MIT 4. Porno to nie zdrada, ani cudzołóstwo
Na pewno? Katechizm KK mówi: "Cudzołóstwo oznacza niewierność małżeńską. (...) Chrystus potępia cudzołóstwo nawet w postaci zwykłego pożądania".
Kiedy oglądasz pornografię (nieważne czy film, czy zdjęcia), to niszczysz swój związek. Nasz wzrok jest tylko narzędziem. Pamiętaj o tym.
Nie ma wątpliwości, że ten mit niszczy całą naszą duchowość. Wielu spowiedników potwierdza, że grzech masturbacji to co innego niż grzech pornografii.
Dlatego spowiadając się z masturbacji, dodaj że do pomocy służył ci film pornograficzny. Skończ najpierw z filmami. Wtedy łatwiej będzie ci pozbyć się problemu masturbacji.
MIT 5. Porno nie uzależnia, nie ma wpływu na nasz mózg i jakość życia
Na pewno? Obejrzyj ten film, na którym psycholog Gary Wilson opowiada o tragicznych skutkach oglądania pornografii na ludzki mózg:
W skrócie: badania Wilsona pokazują, że zaburzenia obsesyjno-kompulsyjne, nadpobudliwość, depresja czy stany lękowe są wynikiem... oglądania porno. Co gorsza, im dłużej twój mózg był wystawiony na działanie pornografii, tym bardziej jego aktywność jest od niej uzależniona. Wilson pokazuje, że jest to błędne koło, które niszczy twoją samokontrolę i siłę woli.
Więcej na ten temat przeczytasz na poniższych stronach [w języku angielskim]:
http://yourbrainonporn.com
http://fightthenewdrug.org/porn-is-addictive/
MIT 6. Uzależnienia od porno nigdy nie pokonasz
Nieprawda, możesz je pokonać. Żadne uzależnienie nie jest silniejsze od Boga. Żadna siła nie jest w stanie Go od ciebie odłączyć. Pamiętaj o tym.
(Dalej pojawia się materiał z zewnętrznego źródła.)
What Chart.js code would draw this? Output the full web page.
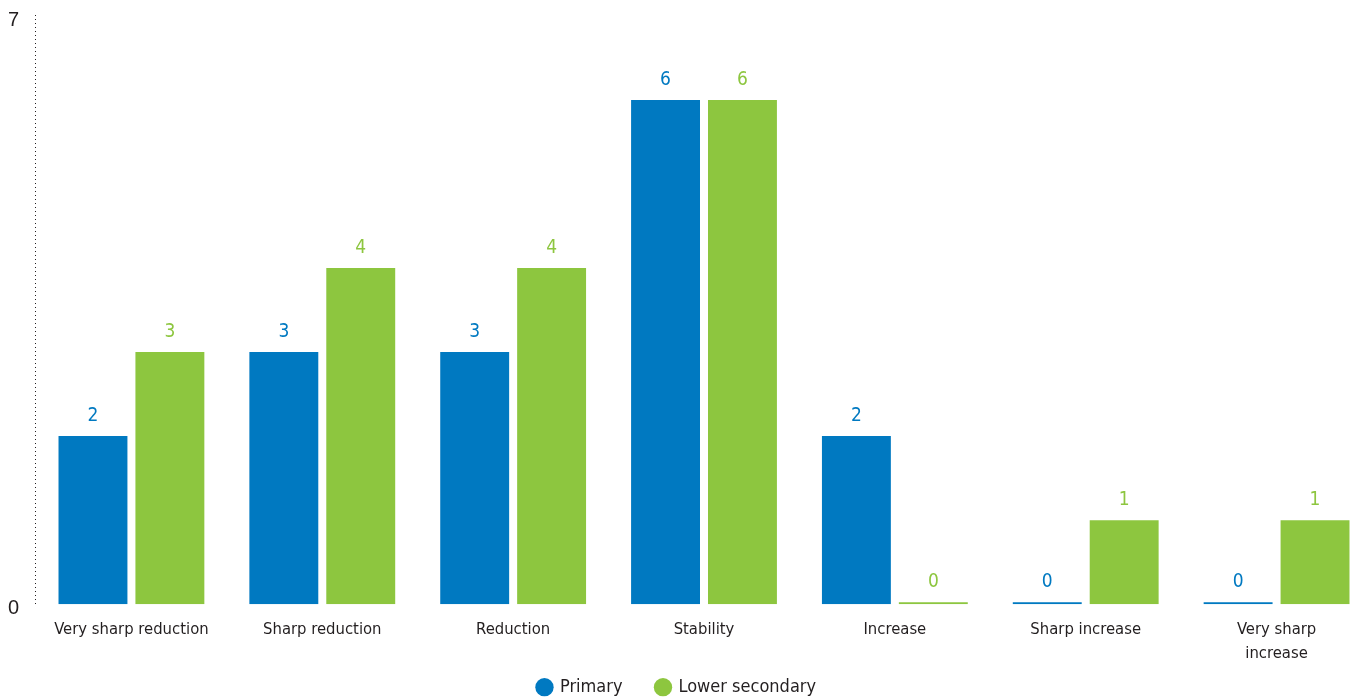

Od tego zacznij. A co potem?
Musisz wziąć odpowiedzialność w swoje ręce. Pamiętaj, że to ty kontrolujesz swoje własne myśli (Prz 23:7). Twoja mocna wiara w ten prosty fakt cię wzmocni.
Pamiętaj też o skutecznej metodzie "krok po kroku": Nie walcz z masturbacją, póki nie uwolnisz się od porno.
MIT 7. Aktorzy i aktorki porno lubią to, co robią
OK, to wszystko powyżej dotyczy nas samych. Ale można przecież pomyśleć inaczej: jak ktoś chce, to niech się uzależnia. Niech sobie niszczy swój związek (nie wspominając o relacji z Bogiem).
Prawda jednak jest inna. Ani aktorzy, ani aktorki nie czują satysfakcji z tego, co robią. Wystarczy zobaczyć liczne filmy "making-of".
W świecie hardkorowego seksu zdjęcia do filmów trwają bardzo długo, są męczące. Kobiety są proszone, by przyjść na ósmą rano w celu zrobienia makijażu - tak naprawdę jednak producenci chcą się upewnić, że przyjdą na czas. Zazwyczaj są one uzależnione od narkotyków albo mają kaca po nocnej zabawie.
Po zrobieniu makijażu aktorki czekają kilka godzin "na swoją kolejkę". Niektóre sceny kręci się ponad kilka godzin. Wszystko zależy od tego, czy aktor jest aktualnie w stanie "zagrać". Często przy kręceniu ostrych scen potrzebna jest też przerwa dla aktorki, która nie może dłużej znieść bólu.
Co więcej, wiele badań wskazuje, że wiele aktorek padło kiedyś ofiarą handlu ludźmi. Badania na ten temat prowadzono w ramach m.in. John Hopkins Protection Project.
Oglądając porno, nawet darmowe filmy i zdjęcia - chcąc nie chcąc - wspierasz ten przemysł. Molestujesz aktorów i aktorki.
Czy teraz wciąż masz ochotę, by obejrzeć porno?